Required task: Pictures within the data are to be left out; everything else must be reproduced exactly.

Supplied material:
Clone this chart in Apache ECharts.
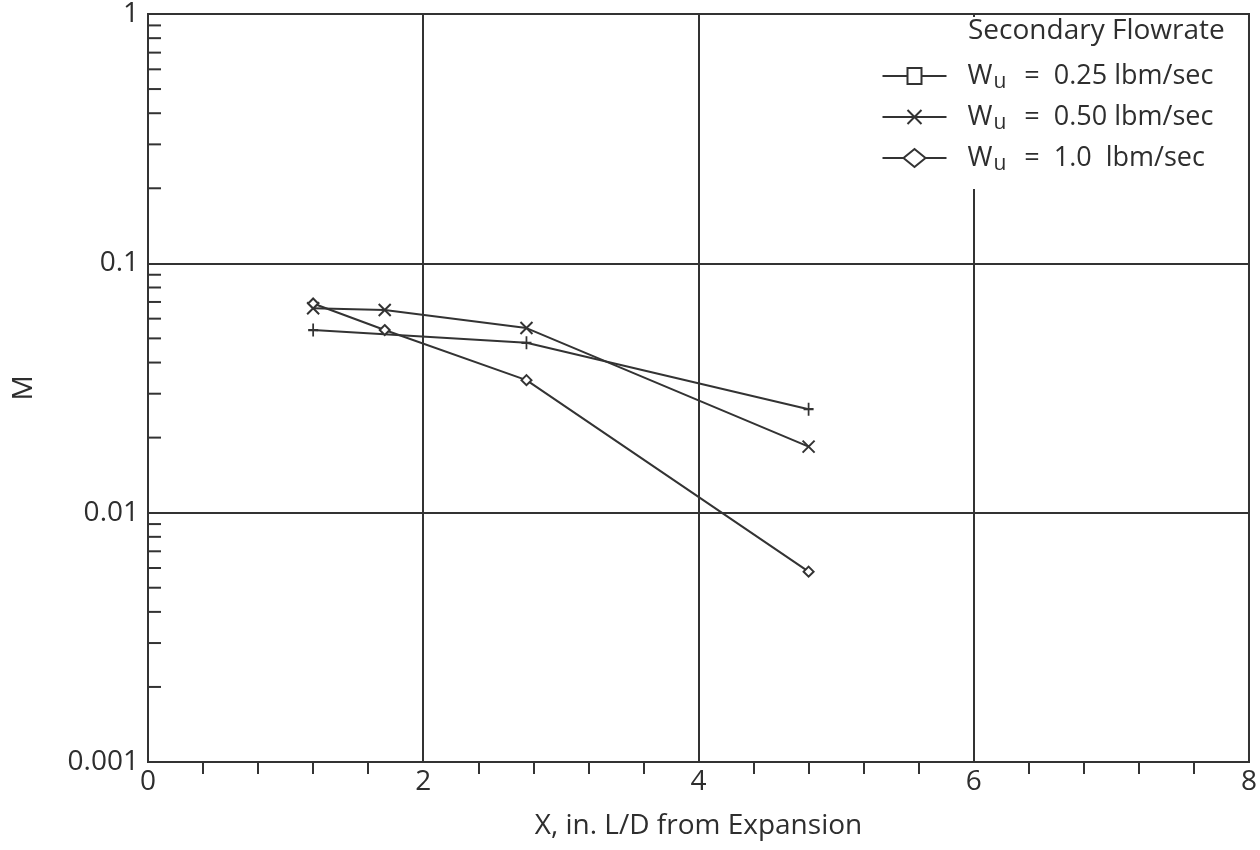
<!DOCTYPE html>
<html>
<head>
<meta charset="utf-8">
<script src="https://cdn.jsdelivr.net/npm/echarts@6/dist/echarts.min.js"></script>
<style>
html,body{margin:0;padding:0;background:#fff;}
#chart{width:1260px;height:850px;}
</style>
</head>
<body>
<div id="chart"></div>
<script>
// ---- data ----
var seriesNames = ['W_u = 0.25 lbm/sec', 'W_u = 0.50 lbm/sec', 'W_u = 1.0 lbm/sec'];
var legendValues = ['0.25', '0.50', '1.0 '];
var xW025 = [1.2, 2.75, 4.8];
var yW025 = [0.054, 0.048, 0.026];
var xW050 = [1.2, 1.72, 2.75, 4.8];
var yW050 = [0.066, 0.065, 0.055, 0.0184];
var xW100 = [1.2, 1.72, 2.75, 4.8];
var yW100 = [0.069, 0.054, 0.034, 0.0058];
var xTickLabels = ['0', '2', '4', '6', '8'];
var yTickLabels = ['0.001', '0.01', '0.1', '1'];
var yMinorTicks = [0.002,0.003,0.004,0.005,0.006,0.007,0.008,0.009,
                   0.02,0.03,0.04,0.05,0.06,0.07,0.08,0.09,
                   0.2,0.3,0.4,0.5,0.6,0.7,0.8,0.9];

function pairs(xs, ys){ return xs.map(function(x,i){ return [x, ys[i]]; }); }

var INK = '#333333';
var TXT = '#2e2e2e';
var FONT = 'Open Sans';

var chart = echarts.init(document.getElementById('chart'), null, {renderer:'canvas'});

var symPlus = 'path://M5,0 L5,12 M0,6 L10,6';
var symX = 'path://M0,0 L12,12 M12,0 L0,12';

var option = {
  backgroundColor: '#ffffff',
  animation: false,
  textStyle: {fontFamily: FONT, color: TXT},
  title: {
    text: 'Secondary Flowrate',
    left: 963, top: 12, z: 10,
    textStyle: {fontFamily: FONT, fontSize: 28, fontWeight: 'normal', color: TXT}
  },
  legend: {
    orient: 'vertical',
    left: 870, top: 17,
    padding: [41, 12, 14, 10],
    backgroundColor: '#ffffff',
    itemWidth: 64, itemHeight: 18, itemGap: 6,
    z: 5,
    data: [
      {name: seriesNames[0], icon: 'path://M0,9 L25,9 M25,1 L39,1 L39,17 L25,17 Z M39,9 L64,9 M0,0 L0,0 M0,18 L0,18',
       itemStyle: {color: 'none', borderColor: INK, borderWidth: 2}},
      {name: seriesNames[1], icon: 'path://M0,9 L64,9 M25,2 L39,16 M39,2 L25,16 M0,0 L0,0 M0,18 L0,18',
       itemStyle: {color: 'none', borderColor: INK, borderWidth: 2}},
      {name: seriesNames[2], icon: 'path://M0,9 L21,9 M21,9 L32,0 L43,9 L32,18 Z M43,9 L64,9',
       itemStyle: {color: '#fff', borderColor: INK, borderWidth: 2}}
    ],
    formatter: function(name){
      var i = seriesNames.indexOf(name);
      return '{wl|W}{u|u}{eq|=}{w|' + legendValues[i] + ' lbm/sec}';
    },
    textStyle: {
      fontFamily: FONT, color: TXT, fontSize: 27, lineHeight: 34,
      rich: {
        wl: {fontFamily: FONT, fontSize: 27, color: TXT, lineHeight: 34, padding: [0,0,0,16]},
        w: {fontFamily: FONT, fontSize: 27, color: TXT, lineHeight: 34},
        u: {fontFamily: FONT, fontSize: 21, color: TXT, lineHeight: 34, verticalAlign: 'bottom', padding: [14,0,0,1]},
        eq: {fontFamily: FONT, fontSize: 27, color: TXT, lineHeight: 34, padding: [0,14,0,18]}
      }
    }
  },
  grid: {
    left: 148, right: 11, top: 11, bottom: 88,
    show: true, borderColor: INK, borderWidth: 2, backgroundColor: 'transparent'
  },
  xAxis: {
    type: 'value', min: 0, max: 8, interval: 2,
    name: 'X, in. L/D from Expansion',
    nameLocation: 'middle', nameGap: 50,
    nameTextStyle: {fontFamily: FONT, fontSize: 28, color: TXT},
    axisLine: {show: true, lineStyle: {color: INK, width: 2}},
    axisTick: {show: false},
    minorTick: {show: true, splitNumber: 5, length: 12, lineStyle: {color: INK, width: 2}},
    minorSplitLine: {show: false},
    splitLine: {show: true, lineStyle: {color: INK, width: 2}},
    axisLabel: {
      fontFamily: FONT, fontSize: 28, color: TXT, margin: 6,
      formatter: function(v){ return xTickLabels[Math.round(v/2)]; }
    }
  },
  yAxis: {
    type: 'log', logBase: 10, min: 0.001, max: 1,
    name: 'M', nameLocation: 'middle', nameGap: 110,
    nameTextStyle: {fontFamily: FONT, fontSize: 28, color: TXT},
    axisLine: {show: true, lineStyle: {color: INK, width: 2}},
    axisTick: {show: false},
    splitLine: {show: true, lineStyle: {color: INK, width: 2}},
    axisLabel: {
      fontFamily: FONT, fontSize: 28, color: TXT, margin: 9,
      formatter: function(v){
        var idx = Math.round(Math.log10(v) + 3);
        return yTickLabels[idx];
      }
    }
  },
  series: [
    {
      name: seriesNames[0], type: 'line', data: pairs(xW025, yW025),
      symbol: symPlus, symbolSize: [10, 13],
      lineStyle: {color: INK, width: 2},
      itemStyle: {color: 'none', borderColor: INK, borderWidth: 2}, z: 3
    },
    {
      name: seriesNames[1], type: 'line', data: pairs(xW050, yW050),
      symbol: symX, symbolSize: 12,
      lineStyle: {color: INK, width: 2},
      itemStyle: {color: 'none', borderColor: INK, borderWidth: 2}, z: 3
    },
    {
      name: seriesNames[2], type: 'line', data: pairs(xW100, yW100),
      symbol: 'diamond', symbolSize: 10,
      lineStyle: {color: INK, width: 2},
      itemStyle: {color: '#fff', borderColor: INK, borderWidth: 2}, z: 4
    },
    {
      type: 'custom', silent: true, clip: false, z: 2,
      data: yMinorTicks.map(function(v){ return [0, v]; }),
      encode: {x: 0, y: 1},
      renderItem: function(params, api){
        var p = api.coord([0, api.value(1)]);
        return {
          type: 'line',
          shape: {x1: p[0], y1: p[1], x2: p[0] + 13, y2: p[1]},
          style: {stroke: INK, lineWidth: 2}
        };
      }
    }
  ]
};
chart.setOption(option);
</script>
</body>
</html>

Solution for this exercise:
Clone this chart in Apache ECharts.
<!DOCTYPE html>
<html>
<head>
<meta charset="utf-8">
<script src="https://cdn.jsdelivr.net/npm/echarts@6/dist/echarts.min.js"></script>
<style>
html,body{margin:0;padding:0;background:#fff;}
#chart{width:1260px;height:850px;}
</style>
</head>
<body>
<div id="chart"></div>
<script>
// ---- data ----
var seriesNames = ['W_u = 0.25 lbm/sec', 'W_u = 0.50 lbm/sec', 'W_u = 1.0 lbm/sec'];
var legendValues = ['0.25', '0.50', '1.0 '];
var xW025 = [1.2, 2.75, 4.8];
var yW025 = [0.054, 0.048, 0.026];
var xW050 = [1.2, 1.72, 2.75, 4.8];
var yW050 = [0.066, 0.065, 0.055, 0.0184];
var xW100 = [1.2, 1.72, 2.75, 4.8];
var yW100 = [0.069, 0.054, 0.034, 0.0058];
var xTickLabels = ['0', '2', '4', '6', '8'];
var yTickLabels = ['0.001', '0.01', '0.1', '1'];
var yMinorTicks = [0.002,0.003,0.004,0.005,0.006,0.007,0.008,0.009,
                   0.02,0.03,0.04,0.05,0.06,0.07,0.08,0.09,
                   0.2,0.3,0.4,0.5,0.6,0.7,0.8,0.9];

function pairs(xs, ys){ return xs.map(function(x,i){ return [x, ys[i]]; }); }

var INK = '#333333';
var TXT = '#2e2e2e';
var FONT = 'Open Sans';

var chart = echarts.init(document.getElementById('chart'), null, {renderer:'canvas'});

var symPlus = 'path://M5,0 L5,12 M0,6 L10,6';
var symX = 'path://M0,0 L12,12 M12,0 L0,12';

var option = {
  backgroundColor: '#ffffff',
  animation: false,
  textStyle: {fontFamily: FONT, color: TXT},
  title: {
    text: 'Secondary Flowrate',
    left: 963, top: 12, z: 10,
    textStyle: {fontFamily: FONT, fontSize: 28, fontWeight: 'normal', color: TXT}
  },
  legend: {
    orient: 'vertical',
    left: 870, top: 17,
    padding: [41, 12, 14, 10],
    backgroundColor: '#ffffff',
    itemWidth: 64, itemHeight: 18, itemGap: 6,
    z: 5,
    data: [
      {name: seriesNames[0], icon: 'path://M0,9 L25,9 M25,1 L39,1 L39,17 L25,17 Z M39,9 L64,9 M0,0 L0,0 M0,18 L0,18',
       itemStyle: {color: 'none', borderColor: INK, borderWidth: 2}},
      {name: seriesNames[1], icon: 'path://M0,9 L64,9 M25,2 L39,16 M39,2 L25,16 M0,0 L0,0 M0,18 L0,18',
       itemStyle: {color: 'none', borderColor: INK, borderWidth: 2}},
      {name: seriesNames[2], icon: 'path://M0,9 L21,9 M21,9 L32,0 L43,9 L32,18 Z M43,9 L64,9',
       itemStyle: {color: '#fff', borderColor: INK, borderWidth: 2}}
    ],
    formatter: function(name){
      var i = seriesNames.indexOf(name);
      return '{wl|W}{u|u}{eq|=}{w|' + legendValues[i] + ' lbm/sec}';
    },
    textStyle: {
      fontFamily: FONT, color: TXT, fontSize: 27, lineHeight: 34,
      rich: {
        wl: {fontFamily: FONT, fontSize: 27, color: TXT, lineHeight: 34, padding: [0,0,0,16]},
        w: {fontFamily: FONT, fontSize: 27, color: TXT, lineHeight: 34},
        u: {fontFamily: FONT, fontSize: 21, color: TXT, lineHeight: 34, verticalAlign: 'bottom', padding: [14,0,0,1]},
        eq: {fontFamily: FONT, fontSize: 27, color: TXT, lineHeight: 34, padding: [0,14,0,18]}
      }
    }
  },
  grid: {
    left: 148, right: 11, top: 11, bottom: 88,
    show: true, borderColor: INK, borderWidth: 2, backgroundColor: 'transparent'
  },
  xAxis: {
    type: 'value', min: 0, max: 8, interval: 2,
    name: 'X, in. L/D from Expansion',
    nameLocation: 'middle', nameGap: 50,
    nameTextStyle: {fontFamily: FONT, fontSize: 28, color: TXT},
    axisLine: {show: true, lineStyle: {color: INK, width: 2}},
    axisTick: {show: false},
    minorTick: {show: true, splitNumber: 5, length: 12, lineStyle: {color: INK, width: 2}},
    minorSplitLine: {show: false},
    splitLine: {show: true, lineStyle: {color: INK, width: 2}},
    axisLabel: {
      fontFamily: FONT, fontSize: 28, color: TXT, margin: 6,
      formatter: function(v){ return xTickLabels[Math.round(v/2)]; }
    }
  },
  yAxis: {
    type: 'log', logBase: 10, min: 0.001, max: 1,
    name: 'M', nameLocation: 'middle', nameGap: 110,
    nameTextStyle: {fontFamily: FONT, fontSize: 28, color: TXT},
    axisLine: {show: true, lineStyle: {color: INK, width: 2}},
    axisTick: {show: false},
    splitLine: {show: true, lineStyle: {color: INK, width: 2}},
    axisLabel: {
      fontFamily: FONT, fontSize: 28, color: TXT, margin: 9,
      formatter: function(v){
        var idx = Math.round(Math.log10(v) + 3);
        return yTickLabels[idx];
      }
    }
  },
  series: [
    {
      name: seriesNames[0], type: 'line', data: pairs(xW025, yW025),
      symbol: symPlus, symbolSize: [10, 13],
      lineStyle: {color: INK, width: 2},
      itemStyle: {color: 'none', borderColor: INK, borderWidth: 2}, z: 3
    },
    {
      name: seriesNames[1], type: 'line', data: pairs(xW050, yW050),
      symbol: symX, symbolSize: 12,
      lineStyle: {color: INK, width: 2},
      itemStyle: {color: 'none', borderColor: INK, borderWidth: 2}, z: 3
    },
    {
      name: seriesNames[2], type: 'line', data: pairs(xW100, yW100),
      symbol: 'diamond', symbolSize: 10,
      lineStyle: {color: INK, width: 2},
      itemStyle: {color: '#fff', borderColor: INK, borderWidth: 2}, z: 4
    },
    {
      type: 'custom', silent: true, clip: false, z: 2,
      data: yMinorTicks.map(function(v){ return [0, v]; }),
      encode: {x: 0, y: 1},
      renderItem: function(params, api){
        var p = api.coord([0, api.value(1)]);
        return {
          type: 'line',
          shape: {x1: p[0], y1: p[1], x2: p[0] + 13, y2: p[1]},
          style: {stroke: INK, lineWidth: 2}
        };
      }
    }
  ]
};
chart.setOption(option);
</script>
</body>
</html>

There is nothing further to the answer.